Geography
- Location: Franklin, Virginia, Virginia, United States
- Coordinates: 36°41′35″N 76°56′15″W﻿ / ﻿36.6930°N 76.9375°W

Organization
- Religious affiliation: Catholic
- Network: Bon Secours Mercy Health

Services
- Emergency department: Yes
- Beds: 219

Helipads
- Helipad: yes, 9VA9

History
- Opened: 1963

Links
- Website: www.bonsecours.com/locations/hospitals-medical-centers/hampton-roads/southampton-memorial-hospital
- Lists: Hospitals in Virginia

= Bon Secours Southampton Medical Center =

Bon Secours Southampton Medical Center is a 219-bed, short-term acute care, non-profit hospital in Franklin, Virginia. It is owned and operated by Bon Secours, part of Bon Secours Mercy Health.

== History ==
Bon Secours Southampton Medical Center can trace its history to the 1950's when community leaders determined that Raiford Hospital couldn't keep up with the region's growth and began generating support and planning for a new hospital.
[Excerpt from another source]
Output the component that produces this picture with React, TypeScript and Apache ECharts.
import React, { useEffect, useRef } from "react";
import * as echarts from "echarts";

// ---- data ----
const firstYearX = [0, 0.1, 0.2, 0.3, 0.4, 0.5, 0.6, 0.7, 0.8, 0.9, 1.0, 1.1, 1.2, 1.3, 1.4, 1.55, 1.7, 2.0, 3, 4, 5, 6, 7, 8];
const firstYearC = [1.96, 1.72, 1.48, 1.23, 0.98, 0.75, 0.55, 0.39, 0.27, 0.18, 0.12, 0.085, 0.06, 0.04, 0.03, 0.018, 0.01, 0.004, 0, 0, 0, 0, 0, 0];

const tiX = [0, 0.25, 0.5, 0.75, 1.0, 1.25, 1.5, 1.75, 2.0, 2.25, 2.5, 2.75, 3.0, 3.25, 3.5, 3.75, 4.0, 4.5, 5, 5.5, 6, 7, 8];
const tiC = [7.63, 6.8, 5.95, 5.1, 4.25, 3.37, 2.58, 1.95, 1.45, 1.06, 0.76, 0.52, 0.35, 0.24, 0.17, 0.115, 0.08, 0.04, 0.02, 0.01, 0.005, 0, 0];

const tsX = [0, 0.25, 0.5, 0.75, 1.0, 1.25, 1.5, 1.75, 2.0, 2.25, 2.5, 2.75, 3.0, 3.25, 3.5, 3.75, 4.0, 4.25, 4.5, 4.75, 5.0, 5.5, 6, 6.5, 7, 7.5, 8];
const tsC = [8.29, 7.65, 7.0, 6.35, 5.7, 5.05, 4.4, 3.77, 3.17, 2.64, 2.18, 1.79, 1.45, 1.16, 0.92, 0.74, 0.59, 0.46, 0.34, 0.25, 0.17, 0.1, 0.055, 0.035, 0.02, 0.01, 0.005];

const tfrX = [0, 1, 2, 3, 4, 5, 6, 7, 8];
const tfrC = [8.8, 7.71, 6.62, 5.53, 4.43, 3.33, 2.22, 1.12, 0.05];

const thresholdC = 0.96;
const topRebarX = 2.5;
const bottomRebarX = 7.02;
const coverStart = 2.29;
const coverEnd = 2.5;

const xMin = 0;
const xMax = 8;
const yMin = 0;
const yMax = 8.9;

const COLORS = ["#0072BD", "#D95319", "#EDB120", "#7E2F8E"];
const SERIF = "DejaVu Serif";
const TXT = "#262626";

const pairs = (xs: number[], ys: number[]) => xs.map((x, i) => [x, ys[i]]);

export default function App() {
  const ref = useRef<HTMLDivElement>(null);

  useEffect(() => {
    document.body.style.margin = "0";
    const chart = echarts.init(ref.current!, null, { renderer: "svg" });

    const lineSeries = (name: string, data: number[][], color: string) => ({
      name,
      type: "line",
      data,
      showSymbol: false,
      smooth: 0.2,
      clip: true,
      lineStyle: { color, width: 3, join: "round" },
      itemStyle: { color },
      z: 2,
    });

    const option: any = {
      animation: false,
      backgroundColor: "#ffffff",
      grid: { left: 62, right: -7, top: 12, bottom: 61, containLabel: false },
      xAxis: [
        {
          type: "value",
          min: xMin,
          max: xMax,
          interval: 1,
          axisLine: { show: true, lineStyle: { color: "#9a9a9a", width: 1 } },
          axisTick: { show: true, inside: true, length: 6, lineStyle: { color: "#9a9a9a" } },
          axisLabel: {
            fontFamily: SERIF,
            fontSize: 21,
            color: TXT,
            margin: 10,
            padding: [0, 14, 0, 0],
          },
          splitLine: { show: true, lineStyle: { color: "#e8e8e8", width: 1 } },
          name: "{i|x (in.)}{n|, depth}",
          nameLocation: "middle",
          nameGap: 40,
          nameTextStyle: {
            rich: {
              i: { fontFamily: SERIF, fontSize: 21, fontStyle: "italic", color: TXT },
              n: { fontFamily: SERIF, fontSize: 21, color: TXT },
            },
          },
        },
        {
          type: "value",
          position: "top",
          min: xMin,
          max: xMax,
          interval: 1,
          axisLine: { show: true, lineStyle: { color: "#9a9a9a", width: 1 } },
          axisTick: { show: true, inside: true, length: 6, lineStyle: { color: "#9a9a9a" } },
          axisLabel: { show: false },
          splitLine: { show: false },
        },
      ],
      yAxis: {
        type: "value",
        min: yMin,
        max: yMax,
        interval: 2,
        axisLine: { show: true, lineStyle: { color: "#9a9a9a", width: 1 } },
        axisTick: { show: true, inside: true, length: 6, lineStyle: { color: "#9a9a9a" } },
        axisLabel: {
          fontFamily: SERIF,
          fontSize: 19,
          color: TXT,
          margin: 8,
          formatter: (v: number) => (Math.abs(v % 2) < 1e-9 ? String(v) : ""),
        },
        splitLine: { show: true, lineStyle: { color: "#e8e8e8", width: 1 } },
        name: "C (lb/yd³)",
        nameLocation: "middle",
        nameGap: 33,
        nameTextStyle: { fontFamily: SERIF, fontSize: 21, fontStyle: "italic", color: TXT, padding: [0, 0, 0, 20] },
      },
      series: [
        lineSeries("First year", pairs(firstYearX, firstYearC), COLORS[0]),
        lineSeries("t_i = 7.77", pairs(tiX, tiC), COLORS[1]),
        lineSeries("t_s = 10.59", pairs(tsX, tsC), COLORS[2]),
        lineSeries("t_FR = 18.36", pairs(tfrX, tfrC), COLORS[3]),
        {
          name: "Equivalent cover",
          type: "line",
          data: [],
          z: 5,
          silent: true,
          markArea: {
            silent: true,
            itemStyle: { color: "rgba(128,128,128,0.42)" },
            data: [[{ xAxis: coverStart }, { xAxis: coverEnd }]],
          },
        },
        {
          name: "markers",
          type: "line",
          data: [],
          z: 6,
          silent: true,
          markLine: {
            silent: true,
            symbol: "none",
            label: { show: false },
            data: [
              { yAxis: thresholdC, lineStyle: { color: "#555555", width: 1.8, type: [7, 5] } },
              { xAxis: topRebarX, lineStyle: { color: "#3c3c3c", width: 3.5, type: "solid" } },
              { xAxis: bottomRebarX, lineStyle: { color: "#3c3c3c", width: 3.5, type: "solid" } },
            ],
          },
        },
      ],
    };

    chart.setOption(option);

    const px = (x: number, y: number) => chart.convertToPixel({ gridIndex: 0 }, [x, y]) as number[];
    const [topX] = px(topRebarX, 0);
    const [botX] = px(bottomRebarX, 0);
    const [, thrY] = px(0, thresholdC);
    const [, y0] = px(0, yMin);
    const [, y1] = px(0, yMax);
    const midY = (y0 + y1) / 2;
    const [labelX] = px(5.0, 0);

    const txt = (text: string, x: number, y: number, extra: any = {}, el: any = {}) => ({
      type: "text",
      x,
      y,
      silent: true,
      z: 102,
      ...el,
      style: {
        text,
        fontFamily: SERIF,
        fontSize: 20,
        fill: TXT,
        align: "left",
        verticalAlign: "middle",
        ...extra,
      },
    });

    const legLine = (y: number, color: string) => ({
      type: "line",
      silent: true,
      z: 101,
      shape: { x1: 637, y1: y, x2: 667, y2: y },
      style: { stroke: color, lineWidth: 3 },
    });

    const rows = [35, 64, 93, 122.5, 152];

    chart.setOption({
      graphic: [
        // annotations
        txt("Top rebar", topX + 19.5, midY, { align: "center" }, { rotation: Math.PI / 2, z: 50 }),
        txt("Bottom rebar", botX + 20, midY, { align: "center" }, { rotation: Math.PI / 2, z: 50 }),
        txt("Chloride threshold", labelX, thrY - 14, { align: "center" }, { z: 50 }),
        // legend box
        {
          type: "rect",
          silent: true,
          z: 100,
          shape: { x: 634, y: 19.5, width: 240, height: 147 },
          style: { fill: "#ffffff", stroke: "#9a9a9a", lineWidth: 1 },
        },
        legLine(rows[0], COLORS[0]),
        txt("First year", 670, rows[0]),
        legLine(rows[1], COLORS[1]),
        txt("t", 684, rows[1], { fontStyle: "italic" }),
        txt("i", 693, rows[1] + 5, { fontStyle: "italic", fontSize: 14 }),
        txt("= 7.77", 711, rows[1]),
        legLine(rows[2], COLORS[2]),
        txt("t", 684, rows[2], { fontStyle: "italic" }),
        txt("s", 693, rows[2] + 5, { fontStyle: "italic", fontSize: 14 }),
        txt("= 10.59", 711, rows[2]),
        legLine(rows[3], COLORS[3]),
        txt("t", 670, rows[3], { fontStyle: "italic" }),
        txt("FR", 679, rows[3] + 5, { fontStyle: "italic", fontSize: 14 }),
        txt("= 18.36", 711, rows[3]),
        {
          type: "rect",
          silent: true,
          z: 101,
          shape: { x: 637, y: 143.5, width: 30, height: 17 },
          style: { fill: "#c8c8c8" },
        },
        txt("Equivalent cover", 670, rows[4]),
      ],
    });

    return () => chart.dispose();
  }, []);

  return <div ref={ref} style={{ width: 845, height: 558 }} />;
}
In 1963, Southampton Memorial Hospital opened with 221 beds. Bon Secours acquired the hospital in 2019 and changed the name shortly after.

== Facilities ==
Bon Secours Richmond Community Hospital has 219 beds. Clinical services include Orthopedics, Radiology, Hemodialysis, Surgery, Wound Care, an ICU and Emergency Department.